Put a little load on the node (dd if=/dev/zero of=/dev/null) then profile, and the hot kernel stacks appear:

@[
    rep_stos_alternative+75
    vfs_read+186
    ksys_read+113
    __x64_sys_read+25
    do_syscall_64+128
    entry_SYSCALL_64_after_hwframe+118
]: 95

@[
    pv_native_safe_halt+11
    arch_cpu_idle+9
    default_idle_call+48
    do_idle+127
    cpu_startup_entry+41
    start_secondary+296
]: 383

Both stacks read straight off. The first is dd reading /dev/zero: from entry_SYSCALL_64 → __x64_sys_read → vfs_read → rep_stos_alternative (the x86 instruction that writes zeros en masse to fill the buffer) — the kernel read path, 95 samples in just one offset variant. The second stack is the idle loop: do_idle → arch_cpu_idle → pv_native_safe_halt — the CPU is sleeping, 383 samples. Profiling exposes both: where the CPU does real work and where it's idle.

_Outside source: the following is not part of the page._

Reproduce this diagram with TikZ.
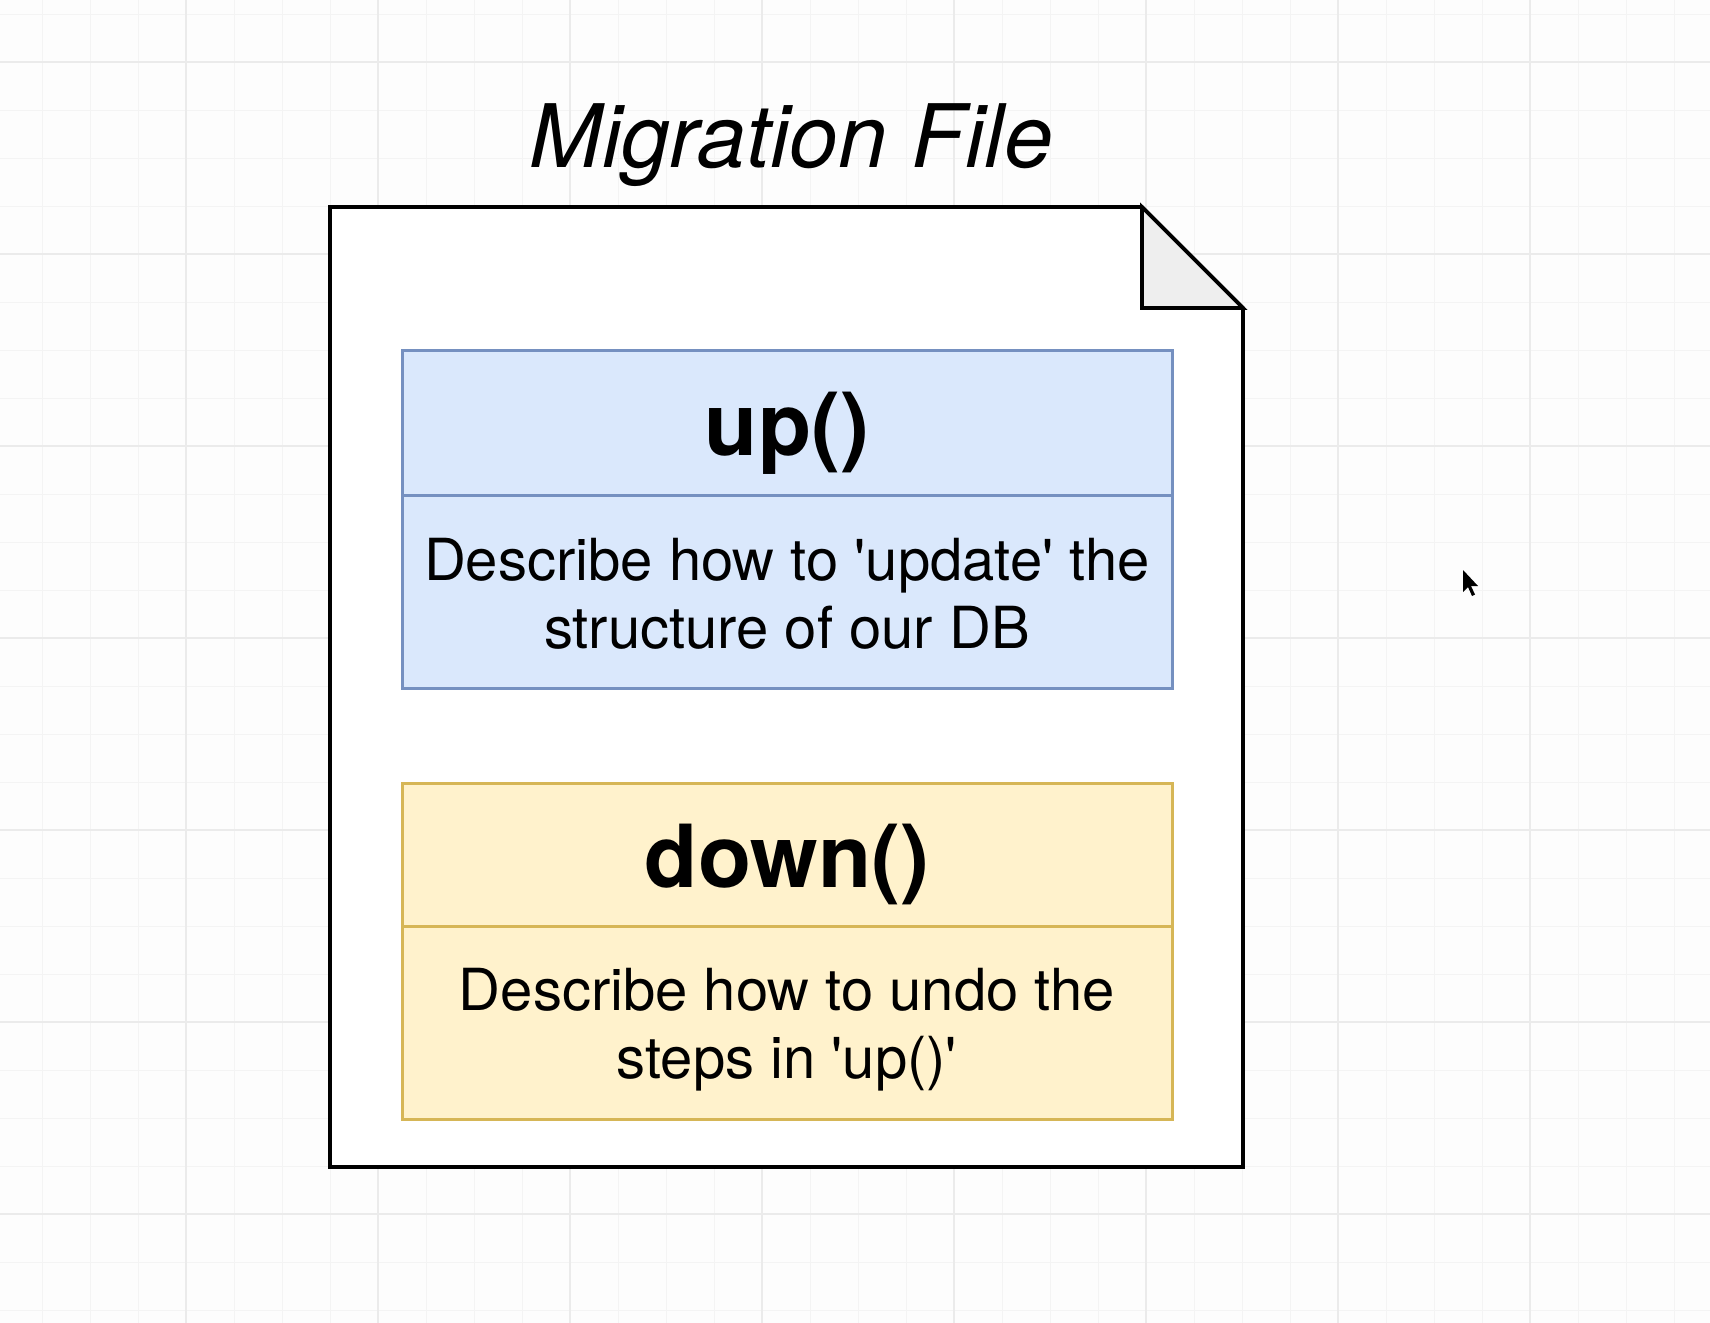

Aggregate by process: who's eating CPU

Switch the key from stack to process name to see who takes the CPU:

sudo bpftrace -e 'profile:hz:99 { @samples[comm] = count(); }'

@samples[kubelet]:       11
@samples[containerd-shim]: 9
@samples[cilium-agent]:   4
@samples[swapper/1]:    215
@samples[swapper/0]:    237
@samples[dd]:           479

dd dominates (479 samples) — exactly the load we created. swapper/0 and swapper/1 are the idle processes of CPU 0 and 1 (each CPU has a swapper); a sample landing in swapper means that CPU is idle — they add up to ~452 samples, matching the two nearly idle cores. The rest is cluster background activity: kubelet, containerd-shim, cilium-agent. A whole-node CPU distribution picture, captured in a few seconds, with almost no perturbation of the system.

This really is eBPF

Count the eBPF programs while the profiler runs:

during profiling: 141 progs; perf_event progs: 1
after:            140 progs

Exactly one perf_event program is loaded during profiling (140 → 141), then unloaded on exit (back to 140) — bpftrace profile is itself an eBPF perf_event program attached to the CPU clock counter, not a separate tool. (Compare Article 0: the node always returns to 140 of Cilium's background programs.)

The foundation of flame graphs

The @[kstack] = count() data is the input to a flame graph. Each stack is "folded" into a line func1;func2;func3 <count>, then the flamegraph.pl tool draws it into a chart: the horizontal axis is the proportion of samples (width = CPU time), the vertical axis is stack depth. The function that is wide at the top is where the CPU truly burns. All the aggregation was done in the kernel (stackmap + count); userspace only receives the counted list of stacks — so you can profile even production without crushing the load. This is how Parca, Pyroscope, and eBPF-flagged perf build continuous profilers for entire clusters.

🧹 Cleanup

bpftrace automatically unloads the perf_event program + stackmap on exit; there's nothing to clean by hand, and the node returns to 140 programs. Commands at github.com/nghiadaulau/ebpf-from-scratch, directory 17-cpu-profiling.

Wrap-up

CPU profiling does not measure every call but does statistical sampling: attach an eBPF perf_event program to the kernel's CPU-clock counter, and each time it fires (99 times/sec per CPU) it captures the current stack with bpf_get_stackid into a stackmap and aggregates with count() right in the kernel. Profiling a real node shows dd reading /dev/zero through vfs_read → rep_stos_alternative, the idle cores sitting in the idle loop do_idle → pv_native_safe_halt; aggregating by process gives dd 479 samples, swapper/0,1 (the per-CPU idle task) ~452. Use 99Hz (a prime) to avoid lock-step with the kernel's 100Hz timer. Counting the programs confirms this is eBPF (140→141, exactly 1 perf_event). This counted-stack data is exactly the input to a flame graph, and because the aggregation happens in the kernel you can profile production continuously — the foundation of Parca/Pyroscope.

Article 18 asks the opposite question: not "what is the CPU busy with" but "why is a process not running" — measuring off-CPU time (waiting for I/O, waiting for a lock, waiting for a CPU turn) via the scheduler tracepoints, to see the latency that on-CPU profiling never sees.